The initial pressure and volume of an ideal gas are $$P_0$$ and $$V_0$$. The final pressure of the gas when the gas is suddenly compressed to volume $$\frac{V_0}{4}$$ will be:
(Given $$\gamma$$ = ratio of specific heats at constant pressure and at constant volume.)

We need to find the final pressure when an ideal gas is suddenly compressed from volume $$V_0$$ to $$V_0/4$$.

First, identify the type of process.

The key word is "suddenly" compressed. A sudden compression means the process happens so quickly that there is no time for heat exchange between the gas and its surroundings. This is an adiabatic process ($$Q = 0$$).
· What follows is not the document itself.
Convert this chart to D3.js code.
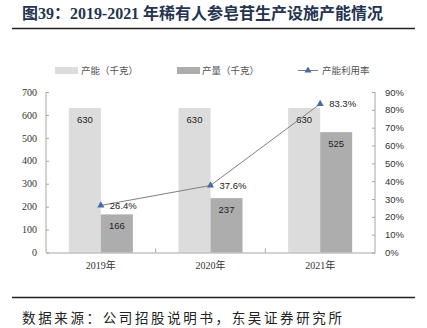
<!DOCTYPE html>
<html><head><meta charset="utf-8">
<script src="https://cdn.jsdelivr.net/npm/d3@7"></script>
<style>html,body{margin:0;padding:0;background:#fff;}svg{display:block;}</style>
</head><body>
<svg id="c" width="427" height="328"></svg>
<script>
const categories = ["2019年", "2020年", "2021年"];
const capacity = [630, 630, 630];
const output = [166, 237, 525];
const utilization = [26.4, 37.6, 83.3];
const leftTicks = [0, 100, 200, 300, 400, 500, 600, 700];
const rightTicks = [0, 10, 20, 30, 40, 50, 60, 70, 80, 90];
const seriesNames = ["产能（千克）", "产量（千克）", "产能利用率"];
const titleText = "图39：2019-2021 年稀有人参皂苷生产设施产能情况";
const sourceText = "数据来源：公司招股说明书，东吴证券研究所";

const svg = d3.select("#c");
const M = {left: 46, right: 375, top: 92, bottom: 252.5};
const x = d3.scaleBand().domain(categories).range([M.left, M.right]);
const yL = d3.scaleLinear().domain([0, 700]).range([M.bottom, M.top]);
const yR = d3.scaleLinear().domain([0, 90]).range([M.bottom, M.top]);
const barW = 32;
const cLight = "#dcdcdc", cDark = "#adadad", axisC = "#a6a6a6";
const sans = "'Liberation Sans', Arial, sans-serif";
const serif = "'Liberation Serif', 'Times New Roman', serif";
const cjk = "'Noto Sans CJK SC', sans-serif";

// title
svg.append("text").attr("x", 22).attr("y", 19)
  .attr("font-family", "'Liberation Serif', 'Noto Sans CJK SC', serif")
  .attr("font-weight", "bold").attr("font-size", 16).attr("fill", "#25344f")
  .attr("textLength", 361).attr("lengthAdjust", "spacing")
  .text(titleText);
svg.append("line").attr("x1", 12).attr("x2", 415).attr("y1", 28.5).attr("y2", 28.5)
  .attr("stroke", "#222").attr("stroke-width", 1.6);

// bars
const g = svg.append("g");
g.selectAll(".cap").data(categories).join("rect")
  .attr("x", d => x(d) + x.bandwidth()/2 - barW)
  .attr("y", (d,i) => yL(capacity[i]))
  .attr("width", barW).attr("height", (d,i) => yL(0) - yL(capacity[i]))
  .attr("fill", cLight);
g.selectAll(".out").data(categories).join("rect")
  .attr("x", d => x(d) + x.bandwidth()/2)
  .attr("y", (d,i) => yL(output[i]))
  .attr("width", barW).attr("height", (d,i) => yL(0) - yL(output[i]))
  .attr("fill", cDark);

// axes
const axL = d3.axisLeft(yL).tickValues(leftTicks).tickSize(-3).tickPadding(9);
const gl = svg.append("g").attr("transform", `translate(${M.left},0)`).call(axL);
gl.selectAll("text").attr("font-family", serif).attr("font-size", 10).attr("fill", "#333");
const axR = d3.axisRight(yR).tickValues(rightTicks).tickSize(-3).tickPadding(10)
  .tickFormat(d => d + "%");
const gr = svg.append("g").attr("transform", `translate(${M.right},0)`).call(axR);
gr.selectAll("text").attr("font-family", sans).attr("font-size", 9.5).attr("fill", "#333");
[gl, gr].forEach(a => { a.select(".domain").attr("stroke", axisC).attr("d", `M0,${M.top}V${M.bottom}`);
  a.selectAll(".tick line").attr("stroke", axisC); });

// baseline + category ticks
const ax = d3.axisBottom(x).tickSize(0).tickPadding(9);
const gb = svg.append("g").attr("transform", `translate(0,${M.bottom})`).call(ax);
gb.select(".domain").attr("stroke", axisC);
gb.selectAll("text").attr("font-family", "'Liberation Serif', 'Noto Sans CJK SC', serif")
  .attr("font-size", 10).attr("fill", "#333");
gb.selectAll(".sep").data(categories.slice(1)).join("line")
  .attr("x1", d => x(d)).attr("x2", d => x(d)).attr("y1", 0).attr("y2", -4)
  .attr("stroke", axisC);

// value labels
g.selectAll(".capL").data(categories).join("text")
  .attr("x", d => x(d) + x.bandwidth()/2 - barW/2)
  .attr("y", (d,i) => yL(capacity[i]) + 15)
  .attr("text-anchor", "middle").attr("font-family", sans).attr("font-size", 9.5).attr("fill", "#222")
  .text((d,i) => capacity[i]);
g.selectAll(".outL").data(categories).join("text")
  .attr("x", d => x(d) + x.bandwidth()/2 + barW/2)
  .attr("y", (d,i) => yL(output[i]) + 15)
  .attr("text-anchor", "middle").attr("font-family", sans).attr("font-size", 9.5).attr("fill", "#222")
  .text((d,i) => output[i]);

// line
const pts = categories.map((c,i) => [x(c) + x.bandwidth()/2, yR(utilization[i])]);
svg.append("path").attr("d", d3.line()(pts)).attr("fill", "none")
  .attr("stroke", "#808080").attr("stroke-width", 1);
const tri = d3.symbol().type(d3.symbolTriangle).size(22);
svg.selectAll(".mk").data(pts).join("path")
  .attr("transform", d => `translate(${d[0]},${d[1]})`).attr("d", tri).attr("fill", "#4a6aa5");
svg.selectAll(".pl").data(pts).join("text")
  .attr("x", d => d[0] + 9).attr("y", d => d[1] + 3.5)
  .attr("font-family", sans).attr("font-size", 9.5).attr("fill", "#222")
  .text((d,i) => utilization[i].toFixed(1) + "%");

// legend
const ly = 70.5;
const leg = svg.append("g");
leg.append("rect").attr("x", 55).attr("y", ly - 3.5).attr("width", 23).attr("height", 7).attr("fill", cLight);
leg.append("text").attr("x", 81).attr("y", ly + 3.5).text(seriesNames[0]);
leg.append("rect").attr("x", 177).attr("y", ly - 3.5).attr("width", 23).attr("height", 7).attr("fill", cDark);
leg.append("text").attr("x", 202).attr("y", ly + 3.5).text(seriesNames[1]);
leg.append("line").attr("x1", 298).attr("x2", 318).attr("y1", ly).attr("y2", ly).attr("stroke", "#808080");
leg.append("path").attr("transform", `translate(308,${ly})`).attr("d", tri).attr("fill", "#4a6aa5");
leg.append("text").attr("x", 322).attr("y", ly + 3.5).text(seriesNames[2]);
leg.selectAll("text").attr("font-family", cjk).attr("font-size", 9.5).attr("fill", "#555");

// source
svg.append("line").attr("x1", 12).attr("x2", 415).attr("y1", 297.5).attr("y2", 297.5)
  .attr("stroke", "#222").attr("stroke-width", 1.6);
svg.append("text").attr("x", 22).attr("y", 323).attr("font-family", cjk)
  .attr("font-size", 13.5).attr("fill", "#222")
  .attr("textLength", 320).attr("lengthAdjust", "spacing").text(sourceText);
</script>
</body></html>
Now state the adiabatic relation for an ideal gas.

For a reversible adiabatic process involving an ideal gas, pressure and volume are related by:

$$ PV^\gamma = \text{constant} $$

where $$\gamma = C_p/C_v$$ is the ratio of specific heats. This relation is derived from the first law of thermodynamics ($$dU = -PdV$$ for adiabatic process) combined with the ideal gas law and the relation $$dU = nC_v dT$$.

Now apply the adiabatic relation to initial and final states.

Initial state: pressure $$P_0$$, volume $$V_0$$

Final state: pressure $$P_f$$, volume $$V_0/4$$

Using $$P_i V_i^\gamma = P_f V_f^\gamma$$:

$$ P_0 V_0^\gamma = P_f \left(\frac{V_0}{4}\right)^\gamma $$

Next, solve for $$P_f$$.

$$ P_f = P_0 \cdot \frac{V_0^\gamma}{\left(\frac{V_0}{4}\right)^\gamma} = P_0 \cdot \frac{V_0^\gamma}{\frac{V_0^\gamma}{4^\gamma}} = P_0 \cdot 4^\gamma $$

Therefore, the final pressure is:

$$ P_f = P_0 (4)^\gamma $$

Note that since $$\gamma > 1$$ for all gases (for a monoatomic gas $$\gamma = 5/3$$, for diatomic $$\gamma = 7/5$$), the factor $$4^\gamma > 4$$. This means the pressure increase in an adiabatic compression is greater than what would occur in an isothermal compression (where $$P_f$$ would be simply $$4P_0$$). This is because during adiabatic compression, the temperature also rises (no heat is removed), which further increases the pressure.

The correct answer is Option 1: $$P_0(4)^\gamma$$.